» **Exercise materials**
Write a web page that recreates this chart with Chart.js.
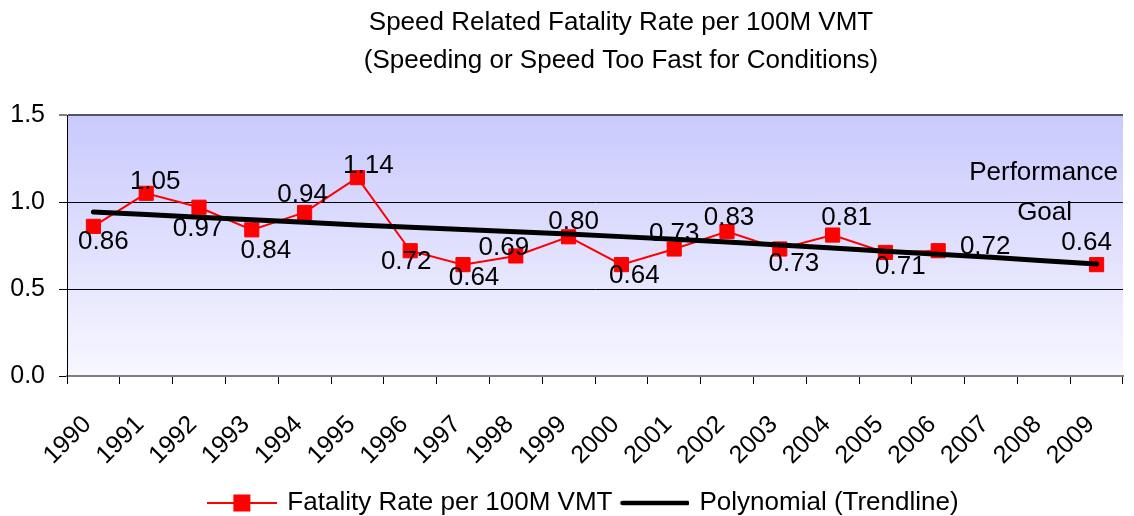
<!DOCTYPE html>
<html><head><meta charset="utf-8">
<script src="https://cdn.jsdelivr.net/npm/chart.js@4/dist/chart.umd.min.js"></script>
<style>html,body{margin:0;padding:0;background:#fff;overflow:hidden}</style>
</head><body>
<canvas id="c" width="1134" height="516"></canvas>
<script>
const years = ['1990','1991','1992','1993','1994','1995','1996','1997','1998','1999','2000','2001','2002','2003','2004','2005','2006','2007','2008','2009'];
const fatalityRate = [0.86,1.05,0.97,0.84,0.94,1.14,0.72,0.64,0.69,0.80,0.64,0.73,0.83,0.73,0.81,0.71,0.72,null,null,0.64];
const trendline = [0.943,0.928,0.913,0.898,0.883,0.868,0.855,0.842,0.829,0.816,0.801,0.786,0.770,0.753,0.735,0.717,0.700,0.682,0.663,0.644];
const yTicks = [0, 0.5, 1.0, 1.5];
const titleLines = ['Speed Related Fatality Rate per 100M VMT', '(Speeding or Speed Too Fast for Conditions)'];
const goalNote = ['Performance', 'Goal'];
const seriesNames = ['Fatality Rate per 100M VMT', 'Polynomial (Trendline)'];

// label placement (pixel offsets of each value label from its marker)
const labelOffsets = [[10,15],[9,-11],[-1,22],[14,21],[-2,-18],[11,-12],[-4,11],[11,13],[-12,-8],[5,-15],[13,11],[0,-15],[2,-14],[14,15],[14,-17],[15,14],[47,-4],[0,0],[0,0],[-10,-22]];
const FONT = "'Liberation Sans', Arial, sans-serif";

function makeIcon(kind) {
  const cv = document.createElement('canvas');
  cv.width = 70; cv.height = 24;
  const g = cv.getContext('2d');
  if (kind === 'red') {
    g.strokeStyle = '#ff0000'; g.lineWidth = 2;
    g.beginPath(); g.moveTo(0, 12); g.lineTo(70, 12); g.stroke();
    g.fillStyle = '#ff0000'; g.fillRect(26, 3.5, 17, 17);
  } else {
    g.strokeStyle = '#000'; g.lineWidth = 4.5; g.lineCap = 'round';
    g.beginPath(); g.moveTo(3, 12); g.lineTo(68, 12); g.stroke();
  }
  return cv;
}
const icons = [makeIcon('red'), makeIcon('black')];

const bgPlugin = {
  id: 'bg',
  afterLayout(chart) {
    if (chart.legend) chart.legend.left = 35;
  },
  beforeDraw(chart) {
    const {ctx, chartArea: a} = chart;
    const gr = ctx.createLinearGradient(0, a.top, 0, a.bottom);
    gr.addColorStop(0, '#c9c9fd');
    gr.addColorStop(1, '#f7f7ff');
    ctx.save(); ctx.fillStyle = gr; ctx.fillRect(a.left, a.top, a.right - a.left, a.bottom - a.top); ctx.restore();
  }
};

const titlePlugin = {
  id: 'title2',
  afterDraw(chart) {
    const ctx = chart.ctx;
    ctx.save();
    ctx.fillStyle = '#000';
    ctx.font = '26px ' + FONT;
    ctx.textAlign = 'center'; ctx.textBaseline = 'alphabetic';
    ctx.fillText(titleLines[0], 621, 30);
    ctx.fillText(titleLines[1], 621, 68);
    ctx.restore();
  }
};

const labelPlugin = {
  id: 'vals',
  afterDatasetsDraw(chart) {
    const ctx = chart.ctx;
    const meta = chart.getDatasetMeta(0);
    ctx.save();
    ctx.fillStyle = '#000';
    ctx.font = '26px ' + FONT;
    ctx.textAlign = 'center'; ctx.textBaseline = 'middle';
    fatalityRate.forEach((v, i) => {
      if (v === null) return;
      const el = meta.data[i];
      ctx.fillText(v.toFixed(2), el.x + labelOffsets[i][0], el.y + labelOffsets[i][1]);
    });
    const last = meta.data[fatalityRate.length - 1];
    ctx.fillText(goalNote[0], last.x - 53, last.y - 92);
    ctx.fillText(goalNote[1], last.x - 52, last.y - 52);
    ctx.restore();
  }
};

new Chart(document.getElementById('c'), {
  type: 'line',
  data: {
    labels: years,
    datasets: [
      {
        label: seriesNames[0], data: fatalityRate,
        borderColor: '#ff0000', backgroundColor: '#ff0000', borderWidth: 2,
        pointStyle: 'rect', pointRadius: 10, pointBorderWidth: 1,
        pointBackgroundColor: '#ff0000', pointBorderColor: '#ff0000',
        spanGaps: false, tension: 0, order: 2
      },
      {
        label: seriesNames[1], data: trendline,
        borderColor: '#000', borderWidth: 5, pointRadius: 0,
        borderCapStyle: 'round', borderJoinStyle: 'round', tension: 0, order: 1
      }
    ]
  },
  options: {
    responsive: false, animation: false, events: [],
    layout: { padding: { top: 115, left: 0, right: 0, bottom: -10 } },
    plugins: {
      title: { display: false },
      tooltip: { enabled: false },
      legend: {
        position: 'bottom',
        labels: {
          usePointStyle: true, pointStyleWidth: 64, padding: 10,
          color: '#000', font: { family: FONT, size: 26 },
          generateLabels: chart => chart.data.datasets.map((ds, i) => ({
            text: ds.label, pointStyle: icons[i], fillStyle: 'transparent',
            strokeStyle: 'transparent', lineWidth: 0, hidden: false, datasetIndex: i, fontColor: '#000'
          }))
        }
      }
    },
    scales: {
      x: {
        type: 'category', offset: true,
        grid: { offset: true, drawOnChartArea: false, color: '#000', tickColor: '#000', tickLength: 8, lineWidth: 1 },
        border: { color: '#808080', width: 2 },
        ticks: { autoSkip: false, minRotation: 45, maxRotation: 45, padding: 26, labelOffset: -6, color: '#000', font: { family: FONT, size: 25 } },
        afterFit: s => { s.height = 104; s.paddingLeft = 0; s.paddingRight = 0; }
      },
      y: {
        min: 0, max: 1.5,
        afterBuildTicks: s => { s.ticks = yTicks.map(v => ({ value: v })); },
        ticks: { padding: 14, color: '#000', font: { family: FONT, size: 25 }, callback: v => Number(v).toFixed(1) },
        grid: {
          color: c => (c.tick && c.tick.value === 1.5) ? '#555566' : (c.tick && c.tick.value === 0 ? 'rgba(0,0,0,0)' : '#000'),
          lineWidth: c => (c.tick && c.tick.value === 1.5) ? 2 : 1,
          tickColor: '#000', tickWidth: 1, tickLength: 8
        },
        border: { color: '#000', width: 1 },
        afterFit: s => { s.width = 67; s.paddingTop = 0; s.paddingBottom = 0; }
      }
    }
  },
  plugins: [bgPlugin, titlePlugin, labelPlugin]
});
</script>
</body></html>
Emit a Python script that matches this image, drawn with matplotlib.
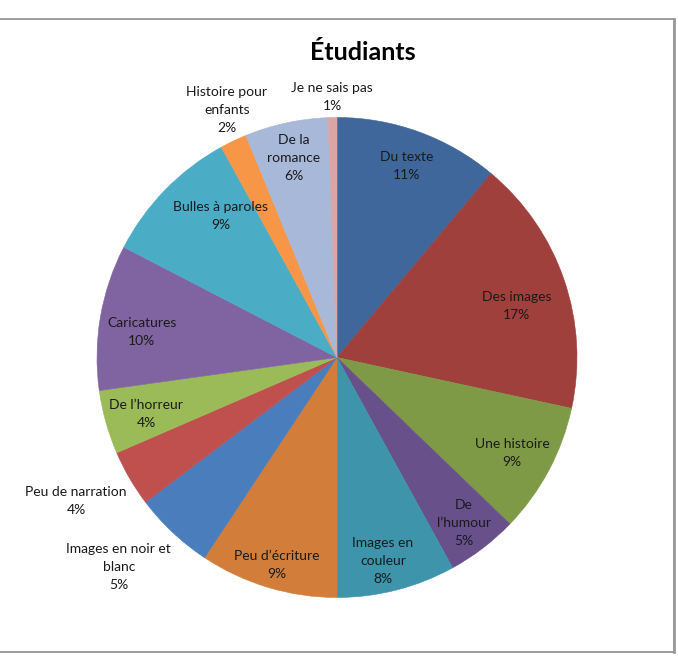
import numpy as np
import matplotlib
matplotlib.use('Agg')
import matplotlib.pyplot as plt
from matplotlib.patches import Rectangle

plt.rcParams['font.family'] = ['Lato', 'DejaVu Sans']

# Données (part de chaque réponse, en %)
categories = ['Du texte', 'Des images', 'Une histoire', 'De\nl’humour', 'Images en\ncouleur',
              'Peu d’écriture', 'Images en noir et\nblanc', 'Peu de narration', 'De l’horreur',
              'Caricatures', 'Bulles à paroles', 'Histoire pour\nenfants', 'De la\nromance',
              'Je ne sais pas']
values = [11.1, 17.3, 8.8, 4.8, 8.0, 9.3, 5.4, 3.8, 4.3, 9.8, 9.4, 1.8, 5.6, 0.6]
colors = ['#3f679b', '#9f403d', '#7e9a47', '#68518a', '#3d94ab', '#d27e3a',
          '#4a7dbc', '#c0504d', '#9bbb59', '#8064a2', '#4bacc6', '#f79646',
          '#a7b8d8', '#d9a6a5']
# position des libellés : distance (fraction du rayon) et décalage angulaire (degrés, sens horaire)
label_r = [0.85, 0.78, 0.83, 0.87, 0.87, 0.90, 1.26, 1.24, 0.83, 0.82, 0.765, 1.13, 0.85, 1.085]
label_da = [0, 2.9, 0.5, 0, 1.7, -0.6, 3.0, 1.5, -0.8, -2.3, 6.3, 1.6, 0, 0]

W, H = 678, 660
cx, cy, R = 337, H - 357.5, 240

fig = plt.figure(figsize=(W / 100, H / 100), dpi=100)
ax = fig.add_axes([0, 0, 1, 1])

# cadre du graphique
ax.add_patch(Rectangle((-2, H - 651.5), 675.5, 633, fill=False, edgecolor='#8c8c8c', linewidth=1.2))
ax.plot([673.5, 673.5], [H - 651.5, H - 18.5], color='#9a9a9a', linewidth=2)

wedges, _ = ax.pie(values, colors=colors, startangle=90, counterclock=False,
                   center=(cx, cy), radius=R, frame=True,
                   wedgeprops=dict(linewidth=0.4))
for w in wedges:
    w.set_edgecolor(w.get_facecolor())

ax.set_xlim(0, W)
ax.set_ylim(0, H)
ax.set_aspect('equal')
ax.axis('off')

for w, cat, v, fr, da in zip(wedges, categories, values, label_r, label_da):
    mid = np.deg2rad((w.theta1 + w.theta2) / 2 - da)
    x = cx + R * fr * np.cos(mid)
    y = cy + R * fr * np.sin(mid)
    ax.text(x, y, f"{cat}\n{round(v)}%", ha='center', va='center', fontsize=10,
            color='#1a1a1a', linespacing=1.6)

ax.text(363, H - 53, 'Étudiants', ha='center', va='center', fontsize=18,
        fontweight='bold', color='black')

fig.savefig('out.png', dpi=100)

» **Aim of the exercise**
From the listing above, restate verbatim the lines running from the one with "Emit a Python" through the one with "plt.rcParams['font.family'] = ['Lato', 'DejaVu", inclusive, but not the pictures.

» **Exercise output**
Emit a Python script that matches this image, drawn with matplotlib.
import numpy as np
import matplotlib
matplotlib.use('Agg')
import matplotlib.pyplot as plt
from matplotlib.patches import Rectangle

plt.rcParams['font.family'] = ['Lato', 'DejaVu Sans']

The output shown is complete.